Companies are raising equity capital right now because doing so is cheap for them: the higher that stock prices go, the more that we can expect this trend to continue. And that’s good for the economy. And, of course, investors are getting wealthier, which causes some nonzero wealth effect in terms of the amount of money they spend. So, what’s not to like, in terms of markets going up? If it means that the population gets richer and companies have more money to invest in their business, what’s the downside?
Over the long term, expensive stocks are bad for people who are trying to save for retirement: the more you pay for your investments, the lower your ultimate return is going to be. But that’s a relatively minor concern right now. The bubble-worriers have something else on their minds — something more moralistic. They see the rich getting a free lunch: central banks dropping money from helicopters, most of which is going directly into the pockets of the top 1%. That isn’t fair, and they are sure that there’s some kind of cosmic karma which means that wherever there’s a party, there’s bound to be a hangover.

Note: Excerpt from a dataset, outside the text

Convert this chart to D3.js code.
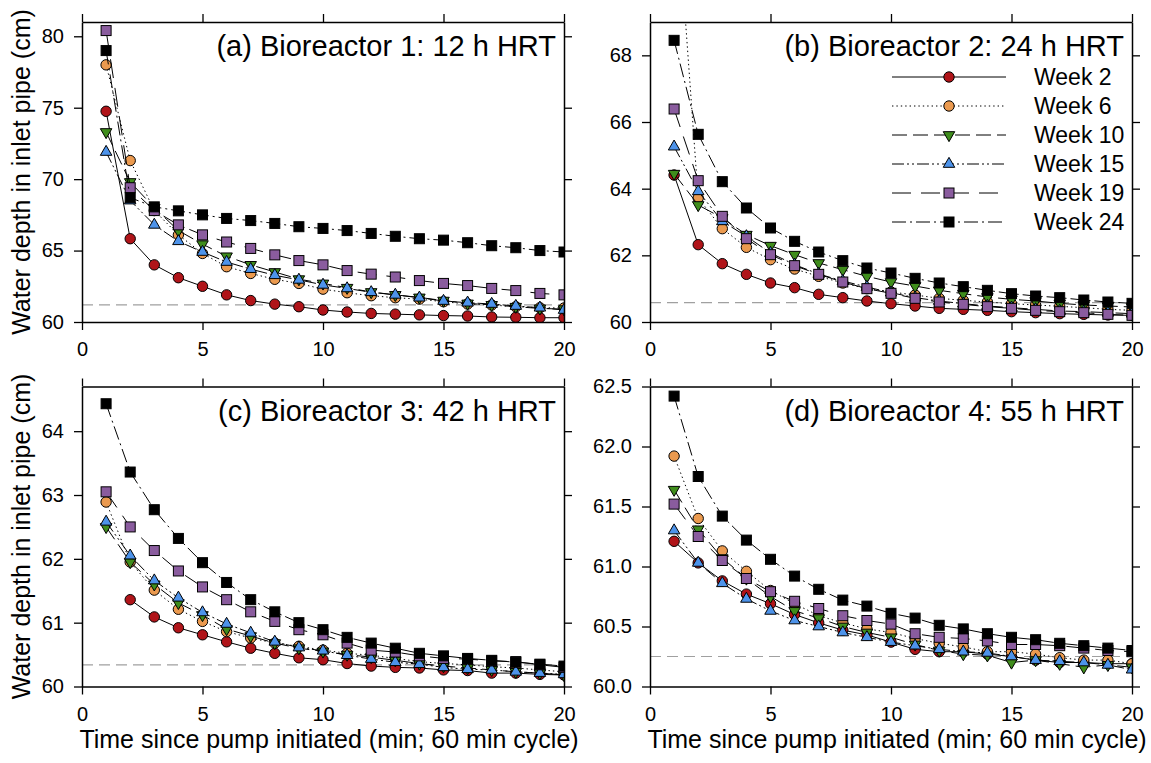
<!DOCTYPE html>
<html><head><meta charset="utf-8">
<script src="https://cdn.jsdelivr.net/npm/d3@7"></script>
<style>
body{margin:0;background:#fff}
svg{display:block}
text{font-family:"Liberation Sans",Arial,Helvetica,sans-serif;fill:#000}
</style>
</head><body>
<svg id="chart" width="1151" height="763"></svg>
<script>
// ---------------- data ----------------
const minutes = [1,2,3,4,5,6,7,8,9,10,11,12,13,14,15,16,17,18,19,20];
const weekNames = ["Week 2","Week 6","Week 10","Week 15","Week 19","Week 24"];
const xTicks = [0,5,10,15,20];

// (a) Bioreactor 1: 12 h HRT
const aWeek2  = [74.75,65.83,64.0,63.1,62.5,61.9,61.5,61.25,61.07,60.84,60.7,60.6,60.55,60.5,60.45,60.42,60.35,60.33,60.3,60.3];
const aWeek6  = [78.0,71.3,67.8,66.1,64.8,63.87,63.4,62.99,62.7,62.3,62.05,61.84,61.7,61.6,61.42,61.26,61.19,61.07,61.0,60.98];
const aWeek10 = [73.3,69.8,68.0,66.4,65.45,64.6,64.0,63.5,63.0,62.7,62.4,62.1,61.9,61.72,61.5,61.3,61.2,61.07,60.95,60.9];
const aWeek15 = [71.9,68.5,66.8,65.65,64.9,64.2,63.7,63.27,62.95,62.6,62.35,62.08,61.9,61.7,61.47,61.35,61.26,61.12,61.0,60.84];
const aWeek19 = [80.4,69.4,67.8,66.8,66.1,65.6,65.15,64.7,64.3,64.0,63.6,63.35,63.15,62.9,62.7,62.55,62.35,62.2,62.0,61.9];
const aWeek24 = [79.0,68.7,68.06,67.78,67.5,67.25,67.1,66.9,66.67,66.55,66.4,66.2,66.0,65.83,65.73,65.55,65.34,65.2,65.0,64.9];
const aTicksY = [60,65,70,75,80];

// (b) Bioreactor 2: 24 h HRT
const bWeek2  = [64.41,62.32,61.75,61.43,61.17,61.03,60.83,60.73,60.63,60.55,60.48,60.41,60.38,60.35,60.31,60.28,60.25,60.23,60.21,60.2];
const bWeek6  = [73.8,63.72,62.8,62.24,61.87,61.59,61.37,61.17,61.0,60.9,60.81,60.71,60.65,60.6,60.55,60.51,60.47,60.43,60.38,60.35];
const bWeek10 = [64.45,63.51,63.12,62.62,62.29,62.02,61.77,61.57,61.37,61.2,61.08,60.95,60.85,60.75,60.68,60.63,60.56,60.51,60.48,60.45];
const bWeek15 = [65.26,63.92,63.02,62.57,62.07,61.72,61.44,61.23,61.05,60.88,60.73,60.63,60.55,60.48,60.43,60.38,60.33,60.31,60.28,60.25];
const bWeek19 = [66.39,64.24,63.17,62.5,62.02,61.69,61.43,61.2,61.0,60.86,60.71,60.6,60.53,60.46,60.41,60.35,60.31,60.28,60.23,60.2];
const bWeek24 = [68.45,65.63,64.21,63.42,62.82,62.42,62.1,61.84,61.62,61.47,61.31,61.17,61.06,60.95,60.85,60.78,60.73,60.66,60.6,60.56];
const bTicksY = [60,62,64,66,68];

// (c) Bioreactor 3: 42 h HRT
const cWeek2  = [null,61.36,61.09,60.92,60.81,60.7,60.6,60.52,60.45,60.42,60.36,60.32,60.3,60.29,60.26,60.25,60.21,60.21,60.19,60.18];
const cWeek6  = [62.89,61.95,61.51,61.21,61.02,60.86,60.76,60.68,60.63,60.57,60.52,60.49,60.44,60.39,60.36,60.34,60.31,60.29,60.26,60.23];
const cWeek10 = [62.5,61.95,61.6,61.31,61.12,60.9,60.79,60.68,60.6,60.55,60.5,60.46,60.41,60.36,60.32,60.29,60.26,60.23,60.21,60.18];
const cWeek15 = [62.58,62.05,61.66,61.39,61.16,60.98,60.84,60.7,60.61,60.56,60.49,60.43,60.38,60.35,60.3,60.27,60.26,60.23,60.21,60.19];
const cWeek19 = [63.05,62.5,62.13,61.81,61.56,61.36,61.17,61.02,60.89,60.81,60.68,60.57,60.54,60.48,60.44,60.43,60.4,60.39,60.34,60.3];
const cWeek24 = [64.43,63.36,62.77,62.32,61.94,61.63,61.36,61.17,61.0,60.89,60.77,60.68,60.6,60.52,60.48,60.44,60.41,60.38,60.35,60.32];
const cTicksY = [60,61,62,63,64];

// (d) Bioreactor 4: 55 h HRT
const dWeek2  = [61.21,61.03,60.88,60.77,60.69,60.6,60.53,60.47,60.43,60.37,60.31,60.29,60.29,60.27,60.25,60.22,60.2,60.2,60.19,60.19];
const dWeek6  = [61.92,61.4,61.13,60.96,60.8,60.69,60.59,60.53,60.48,60.45,60.4,60.36,60.33,60.29,60.29,60.27,60.24,60.22,60.22,60.19];
const dWeek10 = [61.64,61.31,61.07,60.9,60.75,60.63,60.57,60.5,60.45,60.41,60.35,60.3,60.27,60.26,60.2,60.22,60.19,60.16,60.18,60.16];
const dWeek15 = [61.3,61.03,60.86,60.73,60.63,60.55,60.5,60.45,60.41,60.37,60.34,60.31,60.29,60.28,60.25,60.22,60.21,60.2,60.18,60.14];
const dWeek19 = [61.52,61.25,61.05,60.9,60.79,60.71,60.65,60.59,60.55,60.52,60.44,60.41,60.4,60.38,60.35,60.35,60.34,60.32,60.3,60.29];
const dWeek24 = [62.42,61.75,61.42,61.22,61.06,60.92,60.81,60.72,60.67,60.61,60.57,60.51,60.48,60.44,60.41,60.39,60.36,60.34,60.32,60.3];
const dTicksY = [60.0,60.5,61.0,61.5,62.0,62.5];

// reference (dashed) levels
const refLevels = [61.2, 60.58, 60.34, 60.25];
const panelTitles = ["(a) Bioreactor 1: 12 h HRT","(b) Bioreactor 2: 24 h HRT","(c) Bioreactor 3: 42 h HRT","(d) Bioreactor 4: 55 h HRT"];
const yMax = [81, 69, 64.7, 62.5];

// ---------------- styles ----------------
const styles = [
  {fill:"#b01419", shape:"circle",  dash:null},
  {fill:"#eb9a4f", shape:"circle",  dash:"1.4,3"},
  {fill:"#3f8d1c", shape:"tridown", dash:"15,6"},
  {fill:"#4d93ea", shape:"triup",   dash:"12,3,2,3,2,3"},
  {fill:"#8a5c9e", shape:"square",  dash:"19,10"},
  {fill:"#000000", shape:"square",  dash:"14,4,2,4"}
];

const panels = [
  {left:82,  top:22,  series:[aWeek2,aWeek6,aWeek10,aWeek15,aWeek19,aWeek24], yTicks:aTicksY, fmt:d3.format("d"),   yTitle:true,  xTitle:false},
  {left:650, top:22,  series:[bWeek2,bWeek6,bWeek10,bWeek15,bWeek19,bWeek24], yTicks:bTicksY, fmt:d3.format("d"),   yTitle:false, xTitle:false, legend:true},
  {left:82,  top:386.5, series:[cWeek2,cWeek6,cWeek10,cWeek15,cWeek19,cWeek24], yTicks:cTicksY, fmt:d3.format("d"), yTitle:true,  xTitle:true},
  {left:650, top:386.5, series:[dWeek2,dWeek6,dWeek10,dWeek15,dWeek19,dWeek24], yTicks:dTicksY, fmt:d3.format(".1f"), yTitle:false, xTitle:true}
];
const W = 482, H = 300;

const svg = d3.select("#chart");

function marker(g, shape, fill, cx, cy){
  let el;
  if(shape==="circle"){
    el = g.append("circle").attr("cx",cx).attr("cy",cy).attr("r",5.2);
  } else if(shape==="square"){
    el = g.append("rect").attr("x",cx-5).attr("y",cy-5).attr("width",10).attr("height",10);
  } else {
    const s = 11.5, h = s*Math.sqrt(3)/2;
    const sign = shape==="triup" ? 1 : -1;
    const pts = [[cx, cy - sign*h*2/3],[cx - s/2, cy + sign*h/3],[cx + s/2, cy + sign*h/3]];
    el = g.append("path").attr("d","M"+pts.map(p=>p.join(",")).join("L")+"Z");
  }
  el.attr("fill",fill).attr("stroke","#000").attr("stroke-width",1);
}

panels.forEach((p,i)=>{
  const g = svg.append("g").attr("transform",`translate(${p.left},${p.top})`);
  const x = d3.scaleLinear().domain([0,20]).range([0,W]);
  const y = d3.scaleLinear().domain([60,yMax[i]]).range([H,0]);

  const clipId = "clip"+i;
  g.append("clipPath").attr("id",clipId).append("rect").attr("x",0).attr("y",0).attr("width",W).attr("height",H);

  // reference line
  g.append("line").attr("x1",0).attr("x2",W).attr("y1",y(refLevels[i])).attr("y2",y(refLevels[i]))
    .attr("stroke","#a0a0a0").attr("stroke-width",1.2).attr("stroke-dasharray","11,6");

  const plot = g.append("g").attr("clip-path",`url(#${clipId})`);
  p.series.forEach((vals,k)=>{
    const st = styles[k];
    const pts = minutes.map((m,j)=>[m, vals[j]]);
    const line = d3.line().defined(d=>d[1]!==null).x(d=>x(d[0])).y(d=>y(d[1]));
    plot.append("path").attr("d",line(pts)).attr("fill","none").attr("stroke","#000")
      .attr("stroke-width",1).attr("stroke-dasharray",st.dash);
    const mg = plot.append("g");
    pts.forEach(d=>{ if(d[1]!==null) marker(mg, st.shape, st.fill, x(d[0]), y(d[1])); });
  });

  // axes
  const axStyle = a => { a.select(".domain").attr("stroke","#000").attr("stroke-width",1.5);
    a.selectAll(".tick line").attr("stroke","#000").attr("stroke-width",1.3);
    a.selectAll(".tick text").style("font-size","20px").attr("fill","#000"); };
  g.append("g").attr("transform",`translate(0,${H})`)
    .call(d3.axisBottom(x).tickValues(xTicks).tickSize(8).tickSizeOuter(0).tickPadding(12).tickFormat(d3.format("d")))
    .call(axStyle).call(a=>a.attr("font-family",null));
  g.append("g")
    .call(d3.axisTop(x).tickValues(xTicks).tickSize(8).tickSizeOuter(0).tickFormat(""))
    .call(axStyle);
  g.append("g")
    .call(d3.axisLeft(y).tickValues(p.yTicks).tickSize(8).tickSizeOuter(0).tickPadding(10).tickFormat(p.fmt))
    .call(axStyle).call(a=>a.attr("font-family",null));
  g.append("g").attr("transform",`translate(${W},0)`)
    .call(d3.axisRight(y).tickValues(p.yTicks).tickSize(8).tickSizeOuter(0).tickFormat(""))
    .call(axStyle);
  svg.selectAll("g[font-family]").attr("font-family",null);

  // panel title
  g.append("text").attr("x",W-8).attr("y",34).attr("text-anchor","end")
    .style("font-size","29px").text(panelTitles[i]);

  if(p.yTitle){
    svg.append("text").attr("transform",`translate(30,${p.top+H/2}) rotate(-90)`)
      .attr("text-anchor","middle").style("font-size","25px").text("Water depth in inlet pipe (cm)");
  }
  if(p.xTitle){
    svg.append("text").attr("x",p.left+W/2+6).attr("y",p.top+H+61.5)
      .attr("text-anchor","middle").style("font-size","25px").text("Time since pump initiated (min; 60 min cycle)");
  }

  if(p.legend){
    const lg = svg.append("g");
    weekNames.forEach((nm,k)=>{
      const st = styles[k];
      const cy = 77 + k*29;
      lg.append("line").attr("x1",892).attr("x2",1006).attr("y1",cy).attr("y2",cy)
        .attr("stroke","#000").attr("stroke-width",1).attr("stroke-dasharray",st.dash);
      marker(lg, st.shape, st.fill, 949, cy);
      lg.append("text").attr("x",1034).attr("y",cy+8).style("font-size","23px").text(nm);
    });
  }
});
</script>
</body></html>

The view that “we have to pay a price for past sins” is nearly always wrong, and in any event the only real sin being committed here is that the rich aren’t sharing their good fortune with everybody else. The stock market is a rising tide which is lifting only the luxury yachts; everybody else is underwater. That is genuinely deplorable. But it doesn’t mean that we’re in a bubble, and it doesn’t mean that if and when the tide goes out, the rest of us are going suffer massive injuries. There are always tail risks, of course: there are always unknown unknowns. But for the time being, the most likely scenario is that when asset prices start to fall, the main people to be hurt will be the ones owning the assets in question. In other words, the people who can best afford it. That’s not a bursting bubble: it’s just a common-or-garden bear market, of the type that all investors should be able to withstand.